**Provided data**
## start

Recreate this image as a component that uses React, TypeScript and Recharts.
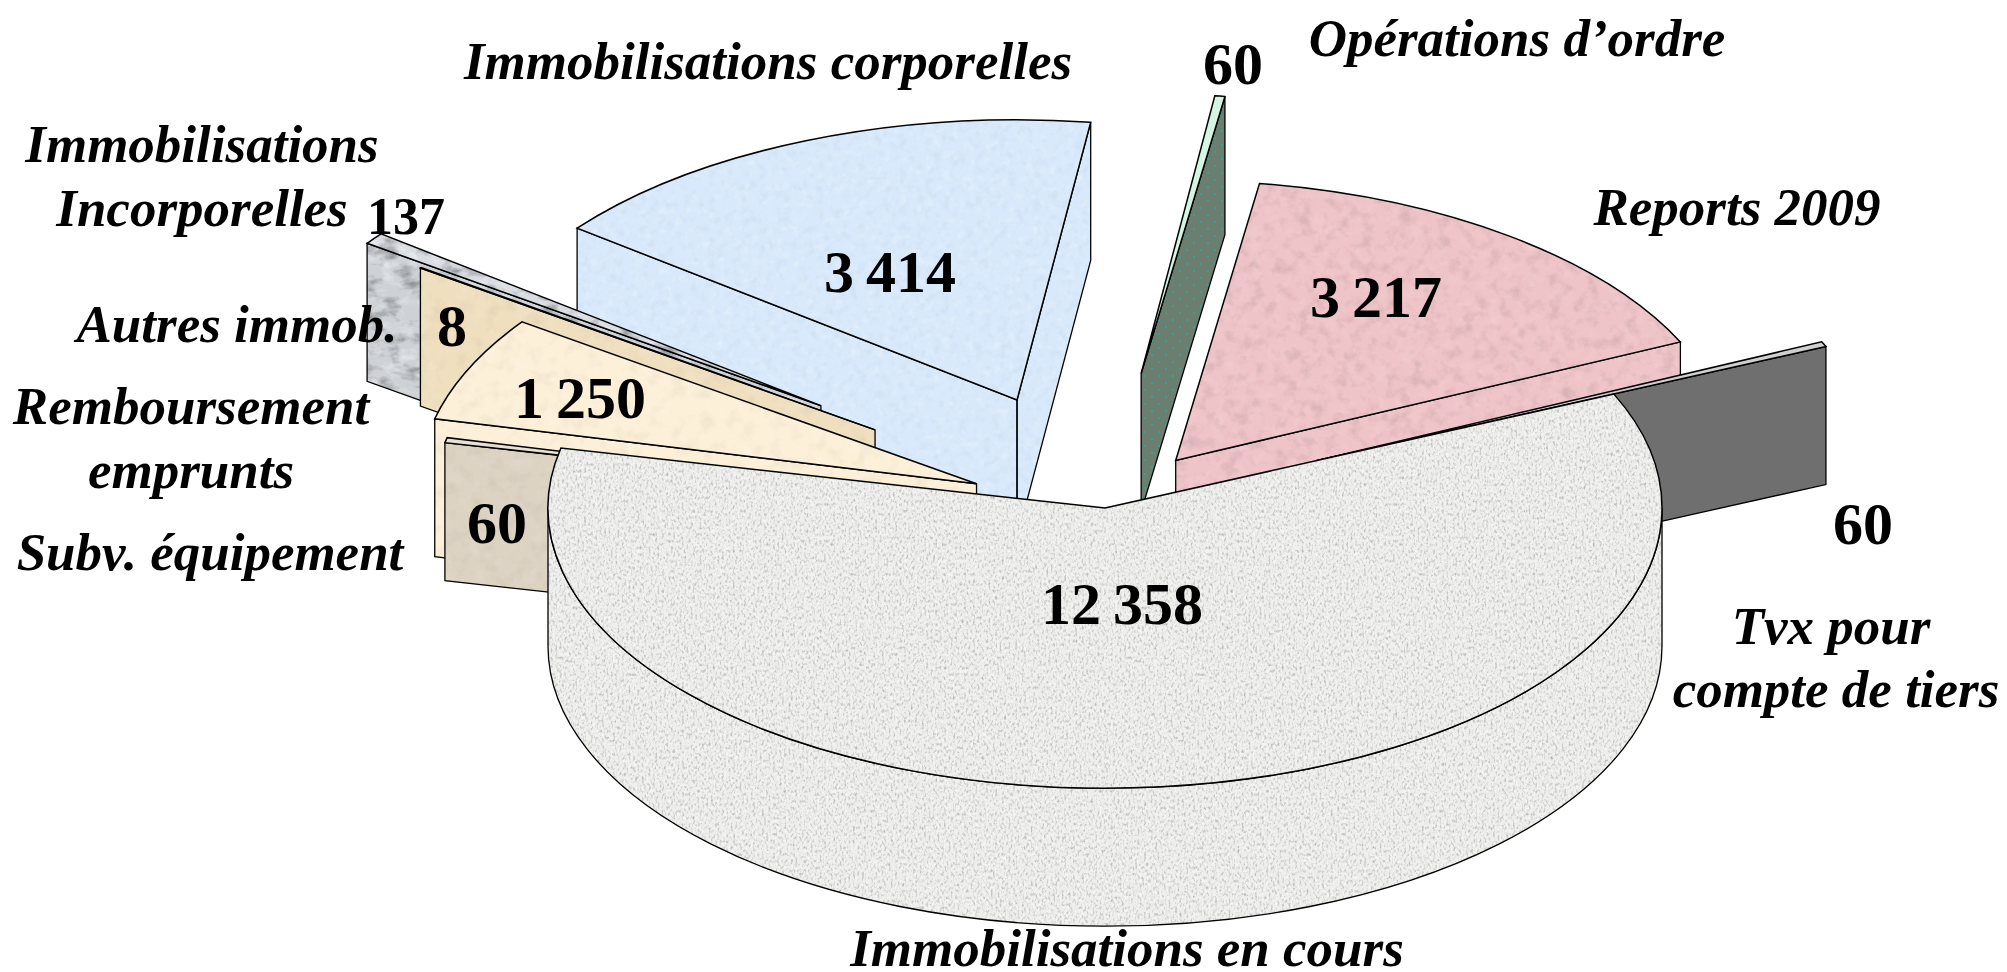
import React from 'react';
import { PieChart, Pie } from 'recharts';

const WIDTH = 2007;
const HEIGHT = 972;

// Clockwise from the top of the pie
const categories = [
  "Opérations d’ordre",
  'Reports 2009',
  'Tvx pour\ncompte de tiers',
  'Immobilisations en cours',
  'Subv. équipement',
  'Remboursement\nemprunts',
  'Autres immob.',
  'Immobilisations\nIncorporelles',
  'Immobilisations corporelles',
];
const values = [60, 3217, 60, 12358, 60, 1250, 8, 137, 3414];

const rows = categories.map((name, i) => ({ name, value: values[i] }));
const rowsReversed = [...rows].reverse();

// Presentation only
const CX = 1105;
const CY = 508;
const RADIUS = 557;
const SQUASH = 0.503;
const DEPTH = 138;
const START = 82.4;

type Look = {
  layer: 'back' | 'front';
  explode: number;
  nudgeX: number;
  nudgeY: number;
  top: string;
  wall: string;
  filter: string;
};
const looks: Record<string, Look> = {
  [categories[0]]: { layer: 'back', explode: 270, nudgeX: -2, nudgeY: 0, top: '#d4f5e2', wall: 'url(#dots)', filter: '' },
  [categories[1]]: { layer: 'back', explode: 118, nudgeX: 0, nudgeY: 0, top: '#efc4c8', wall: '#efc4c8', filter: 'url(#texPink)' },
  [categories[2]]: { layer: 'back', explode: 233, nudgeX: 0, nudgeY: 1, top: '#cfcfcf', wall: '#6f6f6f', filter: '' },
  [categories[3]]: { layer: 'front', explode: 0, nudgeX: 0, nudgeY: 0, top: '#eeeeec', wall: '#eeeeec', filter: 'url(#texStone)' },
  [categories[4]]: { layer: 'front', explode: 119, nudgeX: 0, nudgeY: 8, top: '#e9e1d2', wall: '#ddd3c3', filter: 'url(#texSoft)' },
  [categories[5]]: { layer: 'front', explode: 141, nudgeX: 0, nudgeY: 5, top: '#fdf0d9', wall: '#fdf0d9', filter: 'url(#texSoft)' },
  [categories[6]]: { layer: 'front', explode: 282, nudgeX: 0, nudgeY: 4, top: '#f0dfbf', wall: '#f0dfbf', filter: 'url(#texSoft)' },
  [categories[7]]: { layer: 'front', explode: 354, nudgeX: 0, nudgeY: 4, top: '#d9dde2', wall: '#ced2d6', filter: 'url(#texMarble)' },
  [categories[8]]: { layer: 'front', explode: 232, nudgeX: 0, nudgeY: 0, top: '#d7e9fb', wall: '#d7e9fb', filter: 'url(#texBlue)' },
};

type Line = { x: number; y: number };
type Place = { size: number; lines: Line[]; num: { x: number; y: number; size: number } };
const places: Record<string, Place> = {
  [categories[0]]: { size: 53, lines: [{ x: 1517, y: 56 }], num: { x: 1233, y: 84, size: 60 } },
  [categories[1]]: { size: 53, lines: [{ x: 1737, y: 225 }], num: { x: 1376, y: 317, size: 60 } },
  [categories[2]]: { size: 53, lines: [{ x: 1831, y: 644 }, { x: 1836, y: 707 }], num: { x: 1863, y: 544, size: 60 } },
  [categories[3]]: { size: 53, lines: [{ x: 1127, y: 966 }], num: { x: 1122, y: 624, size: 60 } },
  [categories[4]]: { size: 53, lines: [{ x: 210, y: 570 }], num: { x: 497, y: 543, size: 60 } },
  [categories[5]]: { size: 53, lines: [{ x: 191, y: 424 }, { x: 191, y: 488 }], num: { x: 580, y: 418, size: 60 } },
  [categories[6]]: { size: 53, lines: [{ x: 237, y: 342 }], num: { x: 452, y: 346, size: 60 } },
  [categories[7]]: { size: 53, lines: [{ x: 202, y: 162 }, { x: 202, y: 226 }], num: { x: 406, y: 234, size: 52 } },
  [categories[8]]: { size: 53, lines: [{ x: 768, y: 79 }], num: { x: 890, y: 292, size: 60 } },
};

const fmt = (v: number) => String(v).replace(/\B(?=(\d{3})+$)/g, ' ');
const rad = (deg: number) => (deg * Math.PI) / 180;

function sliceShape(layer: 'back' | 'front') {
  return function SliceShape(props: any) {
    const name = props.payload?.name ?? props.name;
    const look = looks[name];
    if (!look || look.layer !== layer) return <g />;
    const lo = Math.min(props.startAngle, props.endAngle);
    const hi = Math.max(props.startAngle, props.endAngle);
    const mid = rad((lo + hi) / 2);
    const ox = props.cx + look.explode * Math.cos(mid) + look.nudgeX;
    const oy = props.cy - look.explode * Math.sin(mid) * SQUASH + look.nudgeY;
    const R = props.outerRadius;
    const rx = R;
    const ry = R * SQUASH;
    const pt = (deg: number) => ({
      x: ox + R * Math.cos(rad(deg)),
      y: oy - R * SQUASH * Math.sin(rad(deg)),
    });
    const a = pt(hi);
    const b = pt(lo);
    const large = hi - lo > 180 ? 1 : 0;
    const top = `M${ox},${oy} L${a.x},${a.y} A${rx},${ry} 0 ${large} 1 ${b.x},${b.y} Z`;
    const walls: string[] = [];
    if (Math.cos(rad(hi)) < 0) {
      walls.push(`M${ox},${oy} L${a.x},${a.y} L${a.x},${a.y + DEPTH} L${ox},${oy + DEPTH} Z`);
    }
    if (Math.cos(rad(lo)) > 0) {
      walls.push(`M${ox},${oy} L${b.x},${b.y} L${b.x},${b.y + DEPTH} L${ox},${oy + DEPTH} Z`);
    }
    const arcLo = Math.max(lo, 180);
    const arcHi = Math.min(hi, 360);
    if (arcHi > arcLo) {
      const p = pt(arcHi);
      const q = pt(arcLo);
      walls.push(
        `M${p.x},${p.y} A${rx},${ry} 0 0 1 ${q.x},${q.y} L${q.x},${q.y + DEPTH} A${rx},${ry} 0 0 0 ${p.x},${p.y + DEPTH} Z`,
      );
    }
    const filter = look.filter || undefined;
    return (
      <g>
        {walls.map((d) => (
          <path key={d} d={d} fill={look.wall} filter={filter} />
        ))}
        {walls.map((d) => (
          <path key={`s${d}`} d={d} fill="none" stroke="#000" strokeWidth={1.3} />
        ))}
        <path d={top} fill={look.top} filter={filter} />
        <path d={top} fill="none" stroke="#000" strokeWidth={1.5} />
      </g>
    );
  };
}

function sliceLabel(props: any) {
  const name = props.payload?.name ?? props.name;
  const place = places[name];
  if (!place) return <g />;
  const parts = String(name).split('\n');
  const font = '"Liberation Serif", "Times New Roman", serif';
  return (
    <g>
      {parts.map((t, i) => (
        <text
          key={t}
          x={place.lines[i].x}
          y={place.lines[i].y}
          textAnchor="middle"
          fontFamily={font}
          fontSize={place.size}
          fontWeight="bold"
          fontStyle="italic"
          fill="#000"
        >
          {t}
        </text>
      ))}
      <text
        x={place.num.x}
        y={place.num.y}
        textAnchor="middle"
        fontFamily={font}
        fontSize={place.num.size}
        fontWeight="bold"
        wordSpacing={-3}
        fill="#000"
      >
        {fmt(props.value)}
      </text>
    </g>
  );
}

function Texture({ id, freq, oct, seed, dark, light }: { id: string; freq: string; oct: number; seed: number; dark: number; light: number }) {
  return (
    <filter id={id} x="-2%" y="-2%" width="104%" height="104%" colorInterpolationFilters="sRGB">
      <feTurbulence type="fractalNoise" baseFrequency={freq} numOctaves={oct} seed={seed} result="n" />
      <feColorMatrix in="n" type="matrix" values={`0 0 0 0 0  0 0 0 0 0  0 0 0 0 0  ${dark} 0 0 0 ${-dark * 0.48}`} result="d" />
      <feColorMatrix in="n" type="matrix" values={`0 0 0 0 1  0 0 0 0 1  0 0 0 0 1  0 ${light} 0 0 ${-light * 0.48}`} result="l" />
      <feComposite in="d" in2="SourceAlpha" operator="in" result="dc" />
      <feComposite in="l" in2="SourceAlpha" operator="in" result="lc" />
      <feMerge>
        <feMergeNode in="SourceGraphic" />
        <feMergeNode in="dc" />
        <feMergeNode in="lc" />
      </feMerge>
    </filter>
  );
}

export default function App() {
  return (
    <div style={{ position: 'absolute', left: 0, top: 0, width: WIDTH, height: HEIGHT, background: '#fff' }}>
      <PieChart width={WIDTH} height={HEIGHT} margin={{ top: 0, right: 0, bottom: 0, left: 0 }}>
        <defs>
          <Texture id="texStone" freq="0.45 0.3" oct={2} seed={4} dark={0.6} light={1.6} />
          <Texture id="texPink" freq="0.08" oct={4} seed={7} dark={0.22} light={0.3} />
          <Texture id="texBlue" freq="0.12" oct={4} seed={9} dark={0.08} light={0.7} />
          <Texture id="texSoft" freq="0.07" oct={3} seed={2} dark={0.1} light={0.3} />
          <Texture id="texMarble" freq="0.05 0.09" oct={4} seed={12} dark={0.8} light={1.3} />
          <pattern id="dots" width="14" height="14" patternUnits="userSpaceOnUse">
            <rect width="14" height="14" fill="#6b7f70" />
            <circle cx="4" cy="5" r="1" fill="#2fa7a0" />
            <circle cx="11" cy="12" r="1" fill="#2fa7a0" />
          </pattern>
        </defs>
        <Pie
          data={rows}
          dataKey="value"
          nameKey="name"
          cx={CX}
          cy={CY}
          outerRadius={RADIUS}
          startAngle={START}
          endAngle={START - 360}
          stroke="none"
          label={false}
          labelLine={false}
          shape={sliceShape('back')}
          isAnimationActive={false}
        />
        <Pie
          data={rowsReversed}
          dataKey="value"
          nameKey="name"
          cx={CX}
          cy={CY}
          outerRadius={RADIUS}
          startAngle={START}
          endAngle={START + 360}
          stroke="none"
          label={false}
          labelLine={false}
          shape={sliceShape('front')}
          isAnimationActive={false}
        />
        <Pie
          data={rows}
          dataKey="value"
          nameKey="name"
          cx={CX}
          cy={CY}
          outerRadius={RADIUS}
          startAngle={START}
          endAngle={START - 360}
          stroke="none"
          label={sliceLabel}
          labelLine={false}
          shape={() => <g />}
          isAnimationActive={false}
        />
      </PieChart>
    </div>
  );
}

## end
## start

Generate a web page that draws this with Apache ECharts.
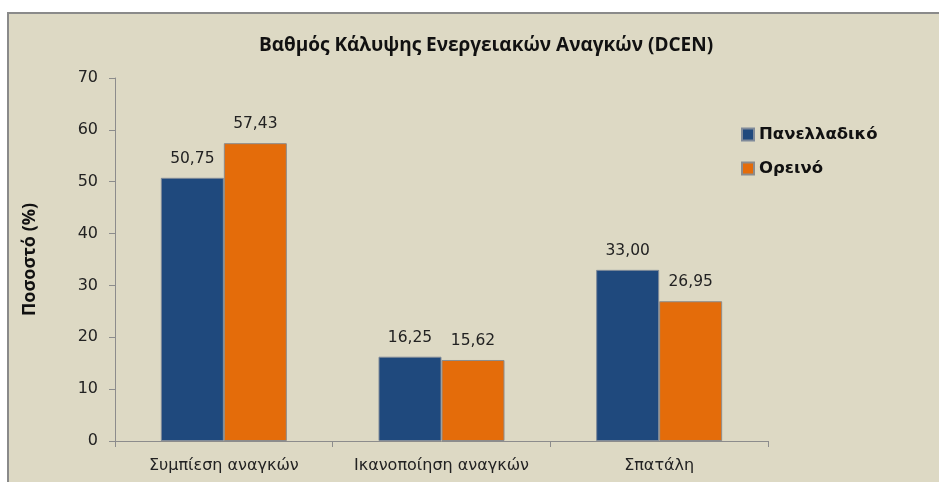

## end

Above this task is a listing with pictures in it. Retype only the lines from the one containing "Recreate this image" through the one containing "const HEIGHT = 972;", both included, and not the pictures.

**Task answer**
Recreate this image as a component that uses React, TypeScript and Recharts.
import React from 'react';
import { PieChart, Pie } from 'recharts';

const WIDTH = 2007;
const HEIGHT = 972;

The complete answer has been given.